Problem to work on = Transcribe the listing exactly, leaving out every picture.

Data =
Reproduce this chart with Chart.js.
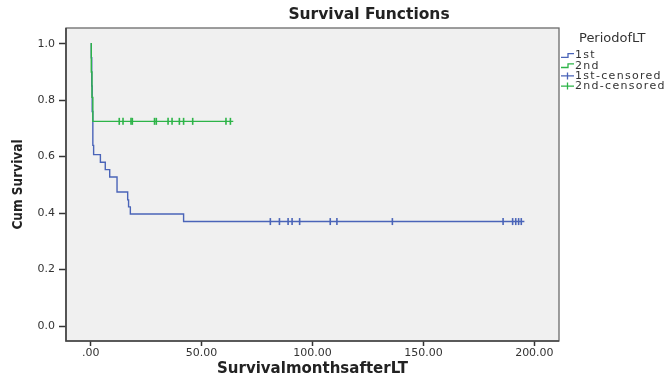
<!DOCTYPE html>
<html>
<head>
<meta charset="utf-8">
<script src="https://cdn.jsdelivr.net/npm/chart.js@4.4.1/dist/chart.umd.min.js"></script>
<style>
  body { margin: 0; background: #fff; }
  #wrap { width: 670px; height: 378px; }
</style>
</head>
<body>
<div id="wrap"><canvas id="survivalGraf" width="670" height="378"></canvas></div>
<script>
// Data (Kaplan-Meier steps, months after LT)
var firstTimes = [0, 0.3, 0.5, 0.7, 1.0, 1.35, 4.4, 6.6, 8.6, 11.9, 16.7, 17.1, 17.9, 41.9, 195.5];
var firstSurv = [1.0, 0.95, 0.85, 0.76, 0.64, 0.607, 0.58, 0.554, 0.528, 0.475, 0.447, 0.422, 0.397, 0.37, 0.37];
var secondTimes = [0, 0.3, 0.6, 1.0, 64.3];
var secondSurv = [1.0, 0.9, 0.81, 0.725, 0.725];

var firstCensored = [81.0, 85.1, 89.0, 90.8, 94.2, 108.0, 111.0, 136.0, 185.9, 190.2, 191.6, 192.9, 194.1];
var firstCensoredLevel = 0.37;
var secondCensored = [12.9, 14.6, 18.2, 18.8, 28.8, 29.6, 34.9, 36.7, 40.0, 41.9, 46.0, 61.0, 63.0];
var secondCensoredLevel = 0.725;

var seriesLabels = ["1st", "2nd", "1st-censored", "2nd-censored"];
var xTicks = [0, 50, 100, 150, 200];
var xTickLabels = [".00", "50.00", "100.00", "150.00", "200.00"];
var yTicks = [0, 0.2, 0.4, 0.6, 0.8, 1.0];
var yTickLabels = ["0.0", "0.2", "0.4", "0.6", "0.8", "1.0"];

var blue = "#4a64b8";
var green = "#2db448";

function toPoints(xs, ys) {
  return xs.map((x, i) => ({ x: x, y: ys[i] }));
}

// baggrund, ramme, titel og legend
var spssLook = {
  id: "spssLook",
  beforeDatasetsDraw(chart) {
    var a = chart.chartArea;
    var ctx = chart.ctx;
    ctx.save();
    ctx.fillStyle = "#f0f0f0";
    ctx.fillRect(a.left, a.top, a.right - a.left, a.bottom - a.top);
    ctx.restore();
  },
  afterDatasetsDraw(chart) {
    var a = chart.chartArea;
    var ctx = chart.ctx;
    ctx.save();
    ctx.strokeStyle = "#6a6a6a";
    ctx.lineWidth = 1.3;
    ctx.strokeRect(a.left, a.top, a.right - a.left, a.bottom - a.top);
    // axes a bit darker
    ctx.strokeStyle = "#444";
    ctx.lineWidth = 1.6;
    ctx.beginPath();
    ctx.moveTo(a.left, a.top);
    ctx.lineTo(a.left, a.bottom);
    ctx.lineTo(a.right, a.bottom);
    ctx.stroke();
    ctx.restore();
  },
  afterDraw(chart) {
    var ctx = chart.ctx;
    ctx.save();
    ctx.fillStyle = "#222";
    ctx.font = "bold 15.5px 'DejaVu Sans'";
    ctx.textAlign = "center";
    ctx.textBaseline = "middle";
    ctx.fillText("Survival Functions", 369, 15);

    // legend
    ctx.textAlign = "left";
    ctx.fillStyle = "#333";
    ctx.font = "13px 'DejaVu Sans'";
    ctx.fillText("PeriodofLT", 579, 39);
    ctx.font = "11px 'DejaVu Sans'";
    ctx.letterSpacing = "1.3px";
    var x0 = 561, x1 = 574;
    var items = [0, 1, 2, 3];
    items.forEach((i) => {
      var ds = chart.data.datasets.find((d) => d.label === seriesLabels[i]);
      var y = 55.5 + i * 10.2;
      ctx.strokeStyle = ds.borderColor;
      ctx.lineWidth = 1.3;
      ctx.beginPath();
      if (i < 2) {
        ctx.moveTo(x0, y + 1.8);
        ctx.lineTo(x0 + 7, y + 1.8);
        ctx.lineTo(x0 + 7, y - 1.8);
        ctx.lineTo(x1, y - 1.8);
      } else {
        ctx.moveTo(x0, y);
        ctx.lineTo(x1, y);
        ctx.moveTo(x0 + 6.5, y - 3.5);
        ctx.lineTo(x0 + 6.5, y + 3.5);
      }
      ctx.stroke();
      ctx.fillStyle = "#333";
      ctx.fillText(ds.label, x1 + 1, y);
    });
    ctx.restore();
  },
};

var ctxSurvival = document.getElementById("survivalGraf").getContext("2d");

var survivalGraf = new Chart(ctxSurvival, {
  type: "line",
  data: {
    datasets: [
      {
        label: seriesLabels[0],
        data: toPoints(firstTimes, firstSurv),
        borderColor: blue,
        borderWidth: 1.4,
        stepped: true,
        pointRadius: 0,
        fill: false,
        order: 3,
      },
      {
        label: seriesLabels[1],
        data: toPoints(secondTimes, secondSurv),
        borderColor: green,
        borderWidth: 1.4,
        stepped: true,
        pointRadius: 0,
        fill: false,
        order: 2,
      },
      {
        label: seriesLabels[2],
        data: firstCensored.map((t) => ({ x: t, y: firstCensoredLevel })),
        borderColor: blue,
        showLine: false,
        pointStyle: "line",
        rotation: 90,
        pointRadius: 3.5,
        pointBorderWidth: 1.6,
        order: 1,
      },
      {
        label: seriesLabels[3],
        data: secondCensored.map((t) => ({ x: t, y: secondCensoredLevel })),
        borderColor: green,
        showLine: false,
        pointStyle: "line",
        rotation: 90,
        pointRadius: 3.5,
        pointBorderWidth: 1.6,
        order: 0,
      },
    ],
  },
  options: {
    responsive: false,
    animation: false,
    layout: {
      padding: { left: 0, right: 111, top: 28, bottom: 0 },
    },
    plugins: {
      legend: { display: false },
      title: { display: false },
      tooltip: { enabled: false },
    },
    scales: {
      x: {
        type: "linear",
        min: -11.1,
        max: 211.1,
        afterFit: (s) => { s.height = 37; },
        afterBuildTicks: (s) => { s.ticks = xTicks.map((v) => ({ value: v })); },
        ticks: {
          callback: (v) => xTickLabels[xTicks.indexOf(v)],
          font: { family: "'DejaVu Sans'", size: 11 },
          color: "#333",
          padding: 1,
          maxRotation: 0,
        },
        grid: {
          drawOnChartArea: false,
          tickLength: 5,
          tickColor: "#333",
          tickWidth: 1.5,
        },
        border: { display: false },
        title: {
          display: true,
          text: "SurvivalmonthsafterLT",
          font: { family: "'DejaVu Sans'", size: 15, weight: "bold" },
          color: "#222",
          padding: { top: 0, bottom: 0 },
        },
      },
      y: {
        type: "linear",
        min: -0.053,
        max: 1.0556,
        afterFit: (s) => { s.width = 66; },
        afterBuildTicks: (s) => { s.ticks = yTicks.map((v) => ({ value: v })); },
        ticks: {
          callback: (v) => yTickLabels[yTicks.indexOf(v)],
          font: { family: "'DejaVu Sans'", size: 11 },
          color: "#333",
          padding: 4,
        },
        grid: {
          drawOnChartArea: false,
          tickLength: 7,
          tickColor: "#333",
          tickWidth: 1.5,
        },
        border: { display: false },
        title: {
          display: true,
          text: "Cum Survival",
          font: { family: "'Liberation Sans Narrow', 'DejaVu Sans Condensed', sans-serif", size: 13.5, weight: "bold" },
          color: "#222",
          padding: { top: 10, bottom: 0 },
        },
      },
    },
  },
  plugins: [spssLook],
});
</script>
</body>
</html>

Response =
Reproduce this chart with Chart.js.
<!DOCTYPE html>
<html>
<head>
<meta charset="utf-8">
<script src="https://cdn.jsdelivr.net/npm/chart.js@4.4.1/dist/chart.umd.min.js"></script>
<style>
  body { margin: 0; background: #fff; }
  #wrap { width: 670px; height: 378px; }
</style>
</head>
<body>
<div id="wrap"><canvas id="survivalGraf" width="670" height="378"></canvas></div>
<script>
// Data (Kaplan-Meier steps, months after LT)
var firstTimes = [0, 0.3, 0.5, 0.7, 1.0, 1.35, 4.4, 6.6, 8.6, 11.9, 16.7, 17.1, 17.9, 41.9, 195.5];
var firstSurv = [1.0, 0.95, 0.85, 0.76, 0.64, 0.607, 0.58, 0.554, 0.528, 0.475, 0.447, 0.422, 0.397, 0.37, 0.37];
var secondTimes = [0, 0.3, 0.6, 1.0, 64.3];
var secondSurv = [1.0, 0.9, 0.81, 0.725, 0.725];

var firstCensored = [81.0, 85.1, 89.0, 90.8, 94.2, 108.0, 111.0, 136.0, 185.9, 190.2, 191.6, 192.9, 194.1];
var firstCensoredLevel = 0.37;
var secondCensored = [12.9, 14.6, 18.2, 18.8, 28.8, 29.6, 34.9, 36.7, 40.0, 41.9, 46.0, 61.0, 63.0];
var secondCensoredLevel = 0.725;

var seriesLabels = ["1st", "2nd", "1st-censored", "2nd-censored"];
var xTicks = [0, 50, 100, 150, 200];
var xTickLabels = [".00", "50.00", "100.00", "150.00", "200.00"];
var yTicks = [0, 0.2, 0.4, 0.6, 0.8, 1.0];
var yTickLabels = ["0.0", "0.2", "0.4", "0.6", "0.8", "1.0"];

var blue = "#4a64b8";
var green = "#2db448";

function toPoints(xs, ys) {
  return xs.map((x, i) => ({ x: x, y: ys[i] }));
}

// baggrund, ramme, titel og legend
var spssLook = {
  id: "spssLook",
  beforeDatasetsDraw(chart) {
    var a = chart.chartArea;
    var ctx = chart.ctx;
    ctx.save();
    ctx.fillStyle = "#f0f0f0";
    ctx.fillRect(a.left, a.top, a.right - a.left, a.bottom - a.top);
    ctx.restore();
  },
  afterDatasetsDraw(chart) {
    var a = chart.chartArea;
    var ctx = chart.ctx;
    ctx.save();
    ctx.strokeStyle = "#6a6a6a";
    ctx.lineWidth = 1.3;
    ctx.strokeRect(a.left, a.top, a.right - a.left, a.bottom - a.top);
    // axes a bit darker
    ctx.strokeStyle = "#444";
    ctx.lineWidth = 1.6;
    ctx.beginPath();
    ctx.moveTo(a.left, a.top);
    ctx.lineTo(a.left, a.bottom);
    ctx.lineTo(a.right, a.bottom);
    ctx.stroke();
    ctx.restore();
  },
  afterDraw(chart) {
    var ctx = chart.ctx;
    ctx.save();
    ctx.fillStyle = "#222";
    ctx.font = "bold 15.5px 'DejaVu Sans'";
    ctx.textAlign = "center";
    ctx.textBaseline = "middle";
    ctx.fillText("Survival Functions", 369, 15);

    // legend
    ctx.textAlign = "left";
    ctx.fillStyle = "#333";
    ctx.font = "13px 'DejaVu Sans'";
    ctx.fillText("PeriodofLT", 579, 39);
    ctx.font = "11px 'DejaVu Sans'";
    ctx.letterSpacing = "1.3px";
    var x0 = 561, x1 = 574;
    var items = [0, 1, 2, 3];
    items.forEach((i) => {
      var ds = chart.data.datasets.find((d) => d.label === seriesLabels[i]);
      var y = 55.5 + i * 10.2;
      ctx.strokeStyle = ds.borderColor;
      ctx.lineWidth = 1.3;
      ctx.beginPath();
      if (i < 2) {
        ctx.moveTo(x0, y + 1.8);
        ctx.lineTo(x0 + 7, y + 1.8);
        ctx.lineTo(x0 + 7, y - 1.8);
        ctx.lineTo(x1, y - 1.8);
      } else {
        ctx.moveTo(x0, y);
        ctx.lineTo(x1, y);
        ctx.moveTo(x0 + 6.5, y - 3.5);
        ctx.lineTo(x0 + 6.5, y + 3.5);
      }
      ctx.stroke();
      ctx.fillStyle = "#333";
      ctx.fillText(ds.label, x1 + 1, y);
    });
    ctx.restore();
  },
};

var ctxSurvival = document.getElementById("survivalGraf").getContext("2d");

var survivalGraf = new Chart(ctxSurvival, {
  type: "line",
  data: {
    datasets: [
      {
        label: seriesLabels[0],
        data: toPoints(firstTimes, firstSurv),
        borderColor: blue,
        borderWidth: 1.4,
        stepped: true,
        pointRadius: 0,
        fill: false,
        order: 3,
      },
      {
        label: seriesLabels[1],
        data: toPoints(secondTimes, secondSurv),
        borderColor: green,
        borderWidth: 1.4,
        stepped: true,
        pointRadius: 0,
        fill: false,
        order: 2,
      },
      {
        label: seriesLabels[2],
        data: firstCensored.map((t) => ({ x: t, y: firstCensoredLevel })),
        borderColor: blue,
        showLine: false,
        pointStyle: "line",
        rotation: 90,
        pointRadius: 3.5,
        pointBorderWidth: 1.6,
        order: 1,
      },
      {
        label: seriesLabels[3],
        data: secondCensored.map((t) => ({ x: t, y: secondCensoredLevel })),
        borderColor: green,
        showLine: false,
        pointStyle: "line",
        rotation: 90,
        pointRadius: 3.5,
        pointBorderWidth: 1.6,
        order: 0,
      },
    ],
  },
  options: {
    responsive: false,
    animation: false,
    layout: {
      padding: { left: 0, right: 111, top: 28, bottom: 0 },
    },
    plugins: {
      legend: { display: false },
      title: { display: false },
      tooltip: { enabled: false },
    },
    scales: {
      x: {
        type: "linear",
        min: -11.1,
        max: 211.1,
        afterFit: (s) => { s.height = 37; },
        afterBuildTicks: (s) => { s.ticks = xTicks.map((v) => ({ value: v })); },
        ticks: {
          callback: (v) => xTickLabels[xTicks.indexOf(v)],
          font: { family: "'DejaVu Sans'", size: 11 },
          color: "#333",
          padding: 1,
          maxRotation: 0,
        },
        grid: {
          drawOnChartArea: false,
          tickLength: 5,
          tickColor: "#333",
          tickWidth: 1.5,
        },
        border: { display: false },
        title: {
          display: true,
          text: "SurvivalmonthsafterLT",
          font: { family: "'DejaVu Sans'", size: 15, weight: "bold" },
          color: "#222",
          padding: { top: 0, bottom: 0 },
        },
      },
      y: {
        type: "linear",
        min: -0.053,
        max: 1.0556,
        afterFit: (s) => { s.width = 66; },
        afterBuildTicks: (s) => { s.ticks = yTicks.map((v) => ({ value: v })); },
        ticks: {
          callback: (v) => yTickLabels[yTicks.indexOf(v)],
          font: { family: "'DejaVu Sans'", size: 11 },
          color: "#333",
          padding: 4,
        },
        grid: {
          drawOnChartArea: false,
          tickLength: 7,
          tickColor: "#333",
          tickWidth: 1.5,
        },
        border: { display: false },
        title: {
          display: true,
          text: "Cum Survival",
          font: { family: "'Liberation Sans Narrow', 'DejaVu Sans Condensed', sans-serif", size: 13.5, weight: "bold" },
          color: "#222",
          padding: { top: 10, bottom: 0 },
        },
      },
    },
  },
  plugins: [spssLook],
});
</script>
</body>
</html>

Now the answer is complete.